Public universities (Universités) offer affordable broad-spectrum degrees governed by the Ministère de l'Enseignement supérieur, while Grandes Écoles are selective specialised institutions, typically engineering or management, with higher fees and tighter industry pipelines. Campus France lists 73 public universities and 227 authorised engineering Grandes Écoles as the two main pillars of the system.
Universities in France offer 1,600+ programmes taught wholly or partly in English, including 115 at undergraduate level, 1,300+ at Master's level and 73 short courses, per Campus France's 2025 English-taught catalogue. Engineering and business schools dominate, but mainstream public universities also offer international Master's tracks where French is not required for admission.
Universities in France charge non-EU international students €2,895 per year for a Licence and €3,941 for a Master at public institutions in 2025-26, plus a €105 CVEC contribution, per Service-Public.gouv.fr. Doctoral tuition stays at €397. Private schools often range from €6,000–€18,000/year, while top MBAs and business programmes can cost much more.
French universities require academic transcripts, a passport, a motivation letter (SOP), language proof and recommendation letters as the core dossier. Bachelor entrants need a Class 12 baccalauréat-equivalent; Master entrants need a relevant Bachelor's degree. Campus France confirms that the specific requirements vary by programme, especially for English-taught tracks where most English-taught programmes require proof of English proficiency, commonly IELTS/TOEFL; accepted tests and exemptions vary by programme.
International students apply to universities in France through institutional portals (Mon Master, school websites) for most Master and business-school programmes, and via Études en France for applicants resident in countries where it is mandatory. Campus France confirms Études en France runs end-to-end from enrolment request to visa pre-consular interview and is mandatory for India-resident applicants.
The biggest scholarships for universities in France available to Indian students are the France Excellence Charpak Master (€860 a month, ≈ ₹95,500) and the France Excellence Eiffel (€1,200 a month for Master, ≈ ₹1.33 lakh, from January 2026). Per Campus France India and the MEAE Eiffel programme page, both schemes also bundle visa fee waiver, CVEC, and health-insurance coverage. Eiffel does not cover tuition fees.
Paris, Lyon, Toulouse, Grenoble, Bordeaux, Montpellier, Marseille, Lille and Strasbourg consistently rank among the best cities in France for international students.

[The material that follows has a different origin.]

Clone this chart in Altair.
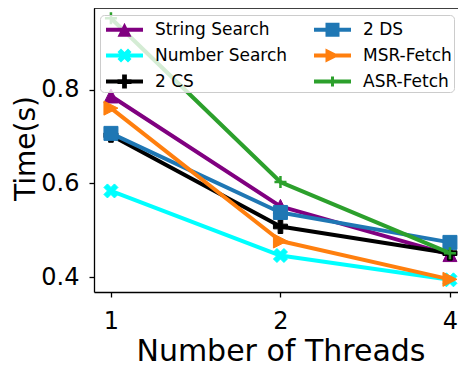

Paris dominates rankings and networking but charges €1,200-€1,800 a month in living costs, while provincial cities run €700-€1,000, per Campus France's cost-of-living guidance.
Choose your French university by matching course strength, language of instruction, total annual cost, scholarship eligibility, and post-study work plan, in that order. Brand-rank-only choices misfire when the programme is generalist or French-only. Campus France confirms Indian Master graduates qualify for the APS post-study permit (12 months, renewable once to 24 months), which should anchor any career-led decision.